** begin Records for this exercise **

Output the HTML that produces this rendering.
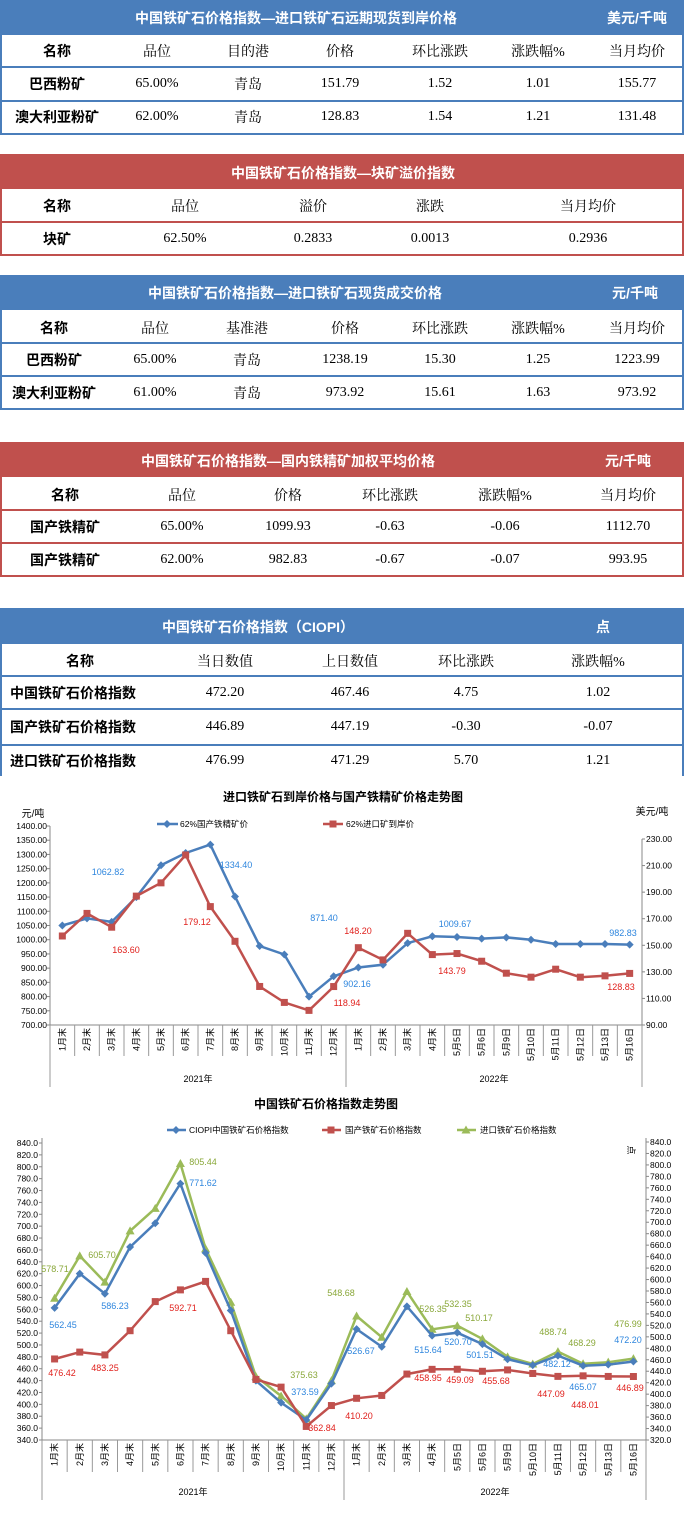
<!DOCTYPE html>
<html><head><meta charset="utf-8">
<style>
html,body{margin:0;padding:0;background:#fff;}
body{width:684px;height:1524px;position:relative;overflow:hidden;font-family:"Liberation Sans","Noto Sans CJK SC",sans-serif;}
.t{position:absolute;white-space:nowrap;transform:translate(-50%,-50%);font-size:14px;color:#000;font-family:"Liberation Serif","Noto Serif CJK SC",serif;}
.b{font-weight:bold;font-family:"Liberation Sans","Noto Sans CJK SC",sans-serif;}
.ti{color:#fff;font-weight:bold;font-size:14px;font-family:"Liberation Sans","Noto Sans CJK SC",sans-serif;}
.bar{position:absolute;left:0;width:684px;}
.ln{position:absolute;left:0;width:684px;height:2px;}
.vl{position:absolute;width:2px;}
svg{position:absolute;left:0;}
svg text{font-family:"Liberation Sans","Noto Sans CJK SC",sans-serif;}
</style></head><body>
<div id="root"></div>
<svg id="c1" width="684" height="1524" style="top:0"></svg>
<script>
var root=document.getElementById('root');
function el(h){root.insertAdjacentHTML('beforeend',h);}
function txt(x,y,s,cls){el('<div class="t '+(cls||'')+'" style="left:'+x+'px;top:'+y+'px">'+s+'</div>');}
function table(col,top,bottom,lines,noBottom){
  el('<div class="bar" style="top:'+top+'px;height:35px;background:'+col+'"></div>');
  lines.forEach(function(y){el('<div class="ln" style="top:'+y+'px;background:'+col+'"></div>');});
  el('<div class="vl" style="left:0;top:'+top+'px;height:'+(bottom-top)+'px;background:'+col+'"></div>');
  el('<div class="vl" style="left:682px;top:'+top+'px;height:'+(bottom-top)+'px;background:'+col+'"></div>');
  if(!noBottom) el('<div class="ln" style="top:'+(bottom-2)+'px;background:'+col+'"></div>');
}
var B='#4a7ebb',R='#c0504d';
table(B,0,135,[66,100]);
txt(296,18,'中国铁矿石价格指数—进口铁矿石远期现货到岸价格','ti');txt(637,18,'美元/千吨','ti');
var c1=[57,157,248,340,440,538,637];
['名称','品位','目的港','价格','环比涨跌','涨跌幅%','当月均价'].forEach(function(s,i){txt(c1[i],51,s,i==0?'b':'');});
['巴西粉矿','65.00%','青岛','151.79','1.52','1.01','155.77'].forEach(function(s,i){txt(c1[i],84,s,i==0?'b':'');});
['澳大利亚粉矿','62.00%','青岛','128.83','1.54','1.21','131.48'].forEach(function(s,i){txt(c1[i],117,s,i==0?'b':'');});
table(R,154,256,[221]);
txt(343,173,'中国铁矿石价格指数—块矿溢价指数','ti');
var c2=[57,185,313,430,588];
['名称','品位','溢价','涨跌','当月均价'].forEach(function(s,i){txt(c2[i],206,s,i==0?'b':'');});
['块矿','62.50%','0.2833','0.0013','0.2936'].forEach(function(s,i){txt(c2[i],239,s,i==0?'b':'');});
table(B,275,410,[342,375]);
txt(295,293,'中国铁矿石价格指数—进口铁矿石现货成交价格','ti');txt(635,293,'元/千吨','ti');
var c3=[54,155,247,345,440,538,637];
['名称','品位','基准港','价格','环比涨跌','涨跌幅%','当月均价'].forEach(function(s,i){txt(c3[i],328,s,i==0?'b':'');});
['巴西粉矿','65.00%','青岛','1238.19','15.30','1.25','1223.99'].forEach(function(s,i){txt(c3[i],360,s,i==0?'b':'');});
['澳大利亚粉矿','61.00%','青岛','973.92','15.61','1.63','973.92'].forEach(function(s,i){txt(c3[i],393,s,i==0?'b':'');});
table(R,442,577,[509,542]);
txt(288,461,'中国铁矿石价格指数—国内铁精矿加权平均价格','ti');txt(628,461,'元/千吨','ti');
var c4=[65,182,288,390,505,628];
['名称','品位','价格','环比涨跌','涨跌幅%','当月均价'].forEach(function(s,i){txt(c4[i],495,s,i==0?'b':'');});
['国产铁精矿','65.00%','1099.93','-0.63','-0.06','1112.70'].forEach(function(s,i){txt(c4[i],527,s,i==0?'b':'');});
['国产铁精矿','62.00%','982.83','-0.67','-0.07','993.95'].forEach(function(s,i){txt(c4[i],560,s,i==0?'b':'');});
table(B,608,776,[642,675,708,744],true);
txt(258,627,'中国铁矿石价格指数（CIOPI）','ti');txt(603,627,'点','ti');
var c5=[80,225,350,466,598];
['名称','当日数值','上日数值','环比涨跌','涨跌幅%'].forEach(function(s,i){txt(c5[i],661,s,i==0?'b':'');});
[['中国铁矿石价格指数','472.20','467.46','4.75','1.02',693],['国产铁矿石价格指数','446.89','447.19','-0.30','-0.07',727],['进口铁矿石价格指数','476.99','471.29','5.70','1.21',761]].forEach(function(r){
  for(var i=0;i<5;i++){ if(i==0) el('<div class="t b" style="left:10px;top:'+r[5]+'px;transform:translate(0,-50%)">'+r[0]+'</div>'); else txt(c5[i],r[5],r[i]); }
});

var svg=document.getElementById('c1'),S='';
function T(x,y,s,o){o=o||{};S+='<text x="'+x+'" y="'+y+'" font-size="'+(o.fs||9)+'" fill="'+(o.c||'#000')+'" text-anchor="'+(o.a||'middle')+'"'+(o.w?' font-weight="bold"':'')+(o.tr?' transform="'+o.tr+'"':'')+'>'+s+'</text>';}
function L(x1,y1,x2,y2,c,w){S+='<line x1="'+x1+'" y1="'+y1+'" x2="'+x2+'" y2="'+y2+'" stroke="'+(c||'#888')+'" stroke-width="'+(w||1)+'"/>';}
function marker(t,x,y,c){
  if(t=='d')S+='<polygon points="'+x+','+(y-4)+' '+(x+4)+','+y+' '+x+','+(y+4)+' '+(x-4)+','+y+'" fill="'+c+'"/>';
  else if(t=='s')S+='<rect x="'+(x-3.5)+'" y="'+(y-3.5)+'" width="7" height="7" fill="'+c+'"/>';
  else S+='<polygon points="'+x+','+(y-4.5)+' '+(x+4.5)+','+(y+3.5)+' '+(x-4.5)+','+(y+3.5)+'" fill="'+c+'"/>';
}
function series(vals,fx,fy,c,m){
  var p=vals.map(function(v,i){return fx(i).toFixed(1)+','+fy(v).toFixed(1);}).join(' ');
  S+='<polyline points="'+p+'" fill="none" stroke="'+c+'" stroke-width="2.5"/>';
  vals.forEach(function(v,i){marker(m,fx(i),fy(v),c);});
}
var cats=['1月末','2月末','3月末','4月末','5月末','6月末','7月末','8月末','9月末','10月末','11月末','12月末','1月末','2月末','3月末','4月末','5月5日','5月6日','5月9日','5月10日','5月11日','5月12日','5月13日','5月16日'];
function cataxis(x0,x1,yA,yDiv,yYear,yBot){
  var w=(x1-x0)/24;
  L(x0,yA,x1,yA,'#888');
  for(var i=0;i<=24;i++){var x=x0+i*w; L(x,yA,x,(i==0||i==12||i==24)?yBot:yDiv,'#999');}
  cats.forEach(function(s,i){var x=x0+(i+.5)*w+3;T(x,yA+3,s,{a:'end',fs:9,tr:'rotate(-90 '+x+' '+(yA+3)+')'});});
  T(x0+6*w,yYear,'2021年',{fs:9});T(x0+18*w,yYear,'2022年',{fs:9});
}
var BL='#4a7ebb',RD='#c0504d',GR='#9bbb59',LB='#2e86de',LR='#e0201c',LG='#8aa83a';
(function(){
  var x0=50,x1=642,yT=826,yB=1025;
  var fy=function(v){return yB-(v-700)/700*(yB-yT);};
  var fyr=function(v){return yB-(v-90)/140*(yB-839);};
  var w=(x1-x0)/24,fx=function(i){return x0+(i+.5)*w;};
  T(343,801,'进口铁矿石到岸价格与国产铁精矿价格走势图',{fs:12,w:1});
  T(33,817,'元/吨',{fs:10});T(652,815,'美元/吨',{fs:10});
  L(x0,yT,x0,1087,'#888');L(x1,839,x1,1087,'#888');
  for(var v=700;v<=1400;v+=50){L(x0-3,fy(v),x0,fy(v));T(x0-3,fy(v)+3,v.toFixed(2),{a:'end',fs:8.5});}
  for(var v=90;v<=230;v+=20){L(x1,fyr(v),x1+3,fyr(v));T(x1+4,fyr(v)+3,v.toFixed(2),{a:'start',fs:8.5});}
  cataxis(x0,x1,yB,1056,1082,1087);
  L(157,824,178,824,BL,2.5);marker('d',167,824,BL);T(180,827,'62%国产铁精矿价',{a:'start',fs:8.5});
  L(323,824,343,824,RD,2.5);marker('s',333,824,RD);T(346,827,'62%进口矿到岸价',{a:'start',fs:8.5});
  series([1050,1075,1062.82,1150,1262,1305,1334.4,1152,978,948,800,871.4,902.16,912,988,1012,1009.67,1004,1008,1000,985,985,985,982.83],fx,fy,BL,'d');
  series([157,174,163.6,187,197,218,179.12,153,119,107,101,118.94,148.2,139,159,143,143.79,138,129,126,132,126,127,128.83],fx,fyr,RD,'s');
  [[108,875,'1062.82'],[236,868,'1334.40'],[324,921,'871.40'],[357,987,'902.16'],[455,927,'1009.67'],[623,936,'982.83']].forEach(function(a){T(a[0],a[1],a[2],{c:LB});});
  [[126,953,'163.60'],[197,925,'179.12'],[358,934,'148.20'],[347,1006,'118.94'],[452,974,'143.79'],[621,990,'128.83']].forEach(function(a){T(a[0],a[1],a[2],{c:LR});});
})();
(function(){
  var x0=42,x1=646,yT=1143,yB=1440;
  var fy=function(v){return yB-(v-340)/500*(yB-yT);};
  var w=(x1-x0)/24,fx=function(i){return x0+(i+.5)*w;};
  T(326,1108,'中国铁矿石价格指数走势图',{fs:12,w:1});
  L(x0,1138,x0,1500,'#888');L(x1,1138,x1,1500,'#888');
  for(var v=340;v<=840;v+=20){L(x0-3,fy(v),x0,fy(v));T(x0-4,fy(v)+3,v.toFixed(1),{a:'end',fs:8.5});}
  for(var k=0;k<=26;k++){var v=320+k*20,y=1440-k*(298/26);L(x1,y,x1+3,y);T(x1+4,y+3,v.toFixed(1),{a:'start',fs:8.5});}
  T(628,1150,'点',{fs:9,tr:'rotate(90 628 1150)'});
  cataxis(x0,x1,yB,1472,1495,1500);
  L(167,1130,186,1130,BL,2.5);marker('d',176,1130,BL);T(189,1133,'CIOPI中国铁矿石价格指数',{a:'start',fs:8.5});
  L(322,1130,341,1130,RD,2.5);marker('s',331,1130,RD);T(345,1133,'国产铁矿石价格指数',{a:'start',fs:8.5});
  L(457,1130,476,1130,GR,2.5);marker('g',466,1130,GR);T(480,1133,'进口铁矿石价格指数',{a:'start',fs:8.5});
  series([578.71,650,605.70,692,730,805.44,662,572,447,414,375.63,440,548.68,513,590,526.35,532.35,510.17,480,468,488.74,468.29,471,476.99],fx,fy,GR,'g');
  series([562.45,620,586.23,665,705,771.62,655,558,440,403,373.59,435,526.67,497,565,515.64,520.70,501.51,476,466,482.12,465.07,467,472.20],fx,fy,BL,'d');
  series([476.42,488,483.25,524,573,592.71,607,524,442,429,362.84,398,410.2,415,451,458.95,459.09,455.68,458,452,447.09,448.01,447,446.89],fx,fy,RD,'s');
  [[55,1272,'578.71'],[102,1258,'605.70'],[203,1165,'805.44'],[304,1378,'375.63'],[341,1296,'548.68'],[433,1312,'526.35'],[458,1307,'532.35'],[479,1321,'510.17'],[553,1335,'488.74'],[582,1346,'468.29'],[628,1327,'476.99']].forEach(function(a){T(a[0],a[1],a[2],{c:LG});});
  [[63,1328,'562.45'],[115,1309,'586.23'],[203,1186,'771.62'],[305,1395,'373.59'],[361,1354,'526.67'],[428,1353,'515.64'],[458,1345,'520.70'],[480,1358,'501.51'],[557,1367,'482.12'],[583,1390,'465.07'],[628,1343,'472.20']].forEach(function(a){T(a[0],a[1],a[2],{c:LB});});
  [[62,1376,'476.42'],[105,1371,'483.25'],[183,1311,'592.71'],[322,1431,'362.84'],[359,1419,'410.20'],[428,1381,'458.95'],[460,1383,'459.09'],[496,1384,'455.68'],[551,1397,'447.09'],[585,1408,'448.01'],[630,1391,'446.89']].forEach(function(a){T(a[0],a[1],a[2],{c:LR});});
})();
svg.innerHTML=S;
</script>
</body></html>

** end Records for this exercise **
** begin Records for this exercise **

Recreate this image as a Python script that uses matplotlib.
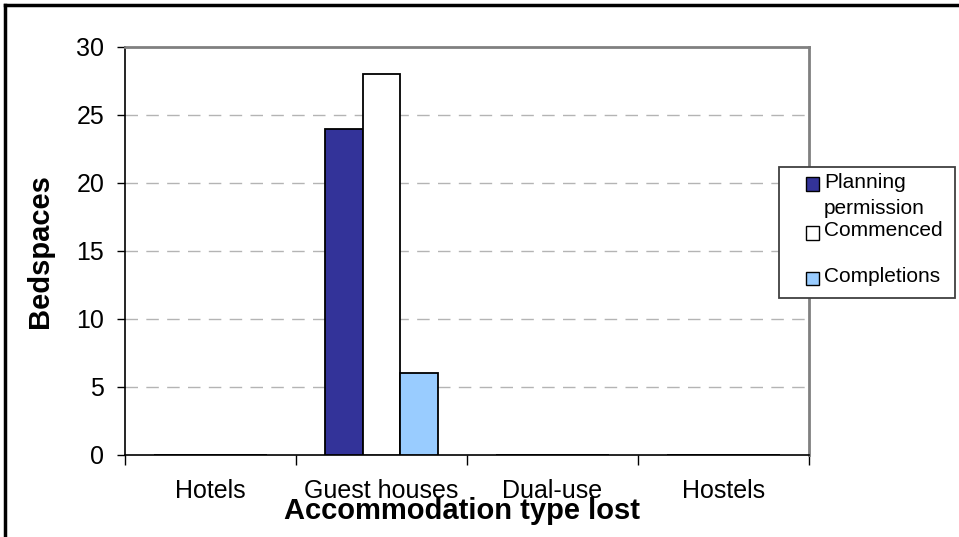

** end Records for this exercise **
** begin Records for this exercise **

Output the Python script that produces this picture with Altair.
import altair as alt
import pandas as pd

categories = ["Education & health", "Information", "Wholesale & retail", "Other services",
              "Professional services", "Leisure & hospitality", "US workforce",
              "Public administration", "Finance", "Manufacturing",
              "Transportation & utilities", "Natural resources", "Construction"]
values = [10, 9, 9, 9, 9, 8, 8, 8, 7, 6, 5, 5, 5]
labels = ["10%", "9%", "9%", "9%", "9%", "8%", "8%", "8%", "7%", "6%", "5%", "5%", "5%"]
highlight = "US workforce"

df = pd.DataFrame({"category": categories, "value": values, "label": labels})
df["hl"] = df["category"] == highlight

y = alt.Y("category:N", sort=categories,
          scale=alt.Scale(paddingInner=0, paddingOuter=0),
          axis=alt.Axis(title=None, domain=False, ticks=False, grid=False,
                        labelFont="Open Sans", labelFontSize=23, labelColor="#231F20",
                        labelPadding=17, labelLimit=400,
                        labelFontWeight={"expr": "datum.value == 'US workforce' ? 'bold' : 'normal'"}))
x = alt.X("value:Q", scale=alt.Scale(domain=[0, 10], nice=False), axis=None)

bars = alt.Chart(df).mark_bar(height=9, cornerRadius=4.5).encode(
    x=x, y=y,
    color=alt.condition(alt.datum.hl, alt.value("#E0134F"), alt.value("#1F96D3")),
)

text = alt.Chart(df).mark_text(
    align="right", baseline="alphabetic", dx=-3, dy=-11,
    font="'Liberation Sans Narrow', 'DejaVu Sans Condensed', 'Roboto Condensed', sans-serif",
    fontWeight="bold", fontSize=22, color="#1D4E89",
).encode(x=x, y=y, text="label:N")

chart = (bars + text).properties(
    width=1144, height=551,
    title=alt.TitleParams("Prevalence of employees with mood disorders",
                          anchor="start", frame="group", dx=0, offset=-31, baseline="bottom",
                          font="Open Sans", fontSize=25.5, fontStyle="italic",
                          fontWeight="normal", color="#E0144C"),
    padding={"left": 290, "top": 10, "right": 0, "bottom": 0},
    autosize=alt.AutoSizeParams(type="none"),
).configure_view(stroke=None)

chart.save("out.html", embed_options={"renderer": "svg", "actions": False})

** end Records for this exercise **

### Directions for this task
From the entries above, extract only the lines running from the one containing "Output the Python" through the one containing "import pandas as pd", inclusive.

### Written answer
Output the Python script that produces this picture with Altair.
import altair as alt
import pandas as pd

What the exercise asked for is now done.